On bad days, similar criticisms may: (A) really upset me (we’re talking despondency here — “I’m not fit for X,” “I don’t deserve Y,” “I’m a complete piece of shit,” “What the f_ck is wrong with me?” etc.); (B) lead me to launch into, I’m sure, a truly tiresome dissertation on how/why [the thing being criticized] has come to pass, couldn’t be helped exactly, etc.; or (C) more numbness.

If ever someone’s honesty about me/my behavior has seemed particularly “brutal,” which has happened only rarely, I have on occasion, as I’ve said, lashed out or gone on the attack. I won’t go into too much detail about my methods (illustrated in part above), but they’ve been described as “going for the jugular” or “lopping [one] off at the knees.” I am not proud of this kind of behavior and believe there’s no rightful place for it in the world. Simply, being brutal, whatever you attach it to, is much more likely to hurt than help. AND it makes you a brute.

But the only thing I think I hate more than being dealt “brutal honesty” is being handled with kid gloves. Oh, that breaks my heart and truly freaks me out. Yes, when the kid gloves come out, you KNOW it’s bad. The jig is up. Suddenly you feel as doomed as Blanche Debois. Ugh.

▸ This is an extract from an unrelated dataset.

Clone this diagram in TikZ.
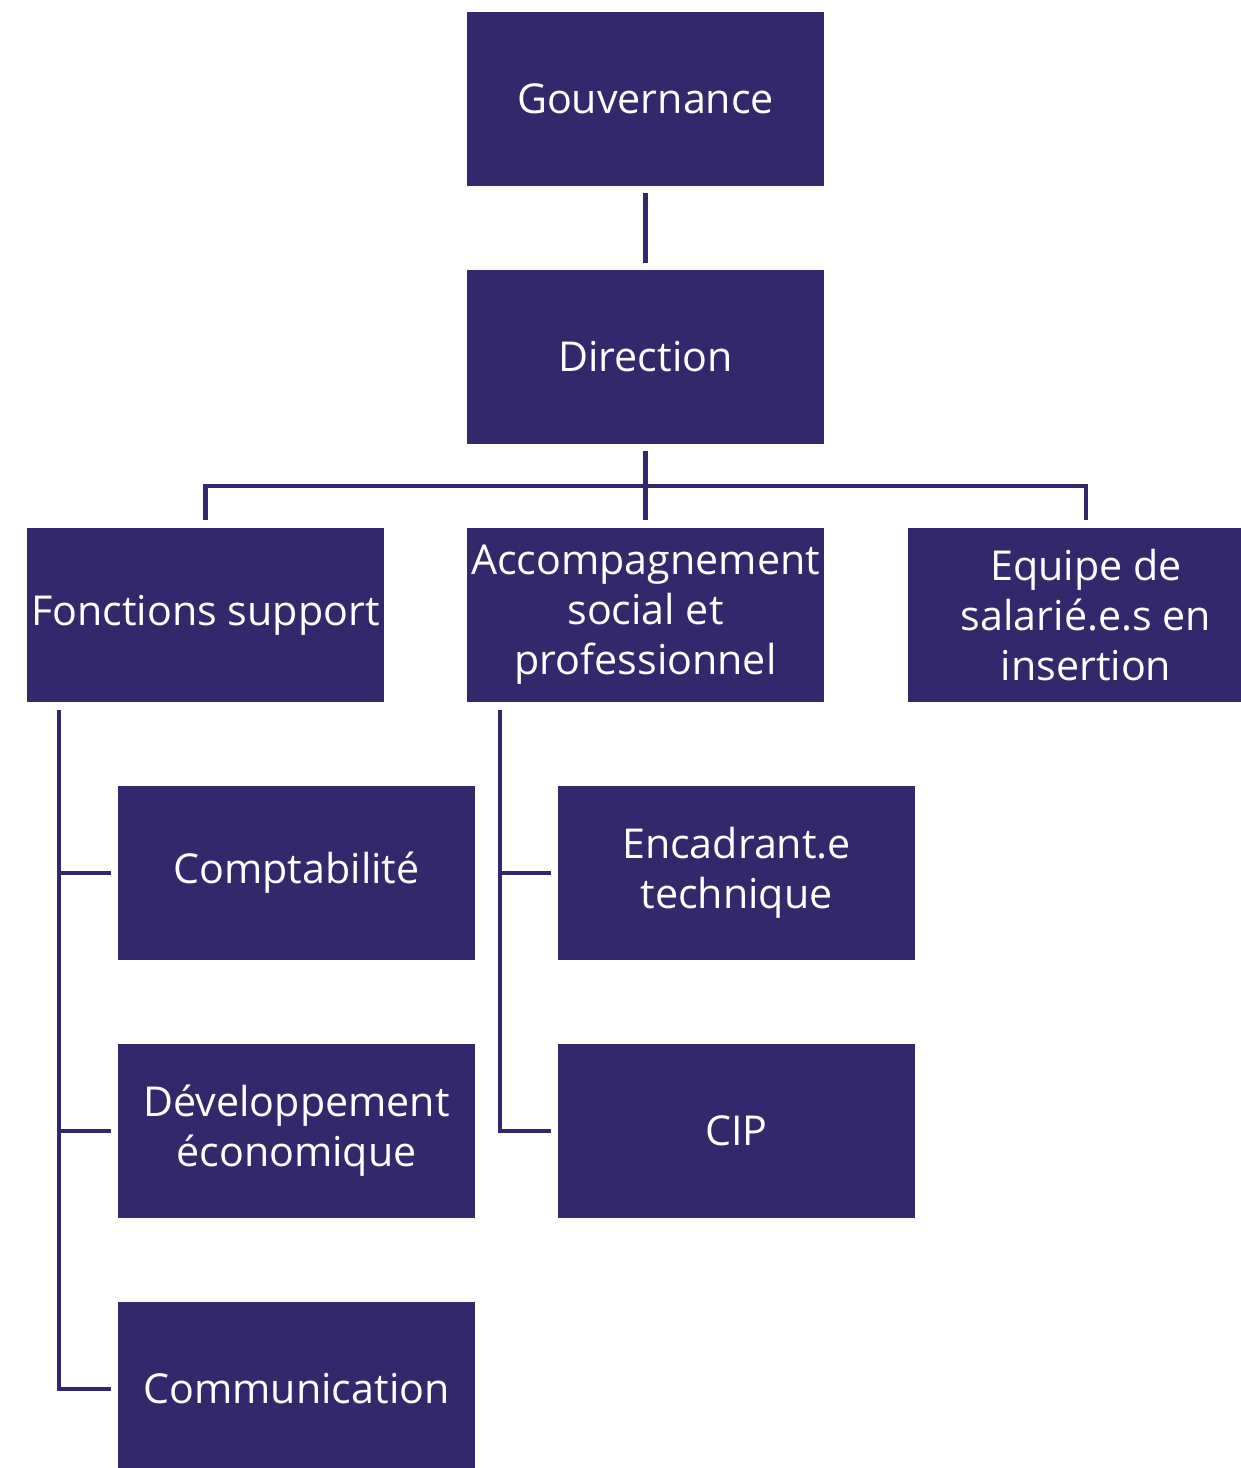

In the end, the most significant factor in how I receive criticism, I’ve noticed, is how aware I am of the supposed issue/potential problem. The less aware I am, the more taken by surprise, the more likely I am to be stunned into just listening, perhaps even ask a few questions and finally retreat to consider the matter more deeply — alone or maybe with a close, trusted friend. Is what the person said valid? If so, is it an actual problem? If so, what should/can I do about it? And so on. And I think this might well be the most decent way, or at least a very decent way, to respond to any kind of criticism, about any kind of problem, on any kind of day: the no-response response: “[message received, will be taken into consideration, but we are done here, at least for now.]” Giving these things times is always a good idea.

Anyway, this realization, that I don’t need to respond in any way to the person criticizing me (especially a BruHo), not at that moment and maybe not ever, has been truly freeing.

* Sorry for the acronym, but I decided I really liked it. 😉 Don’t be a BruHo!!!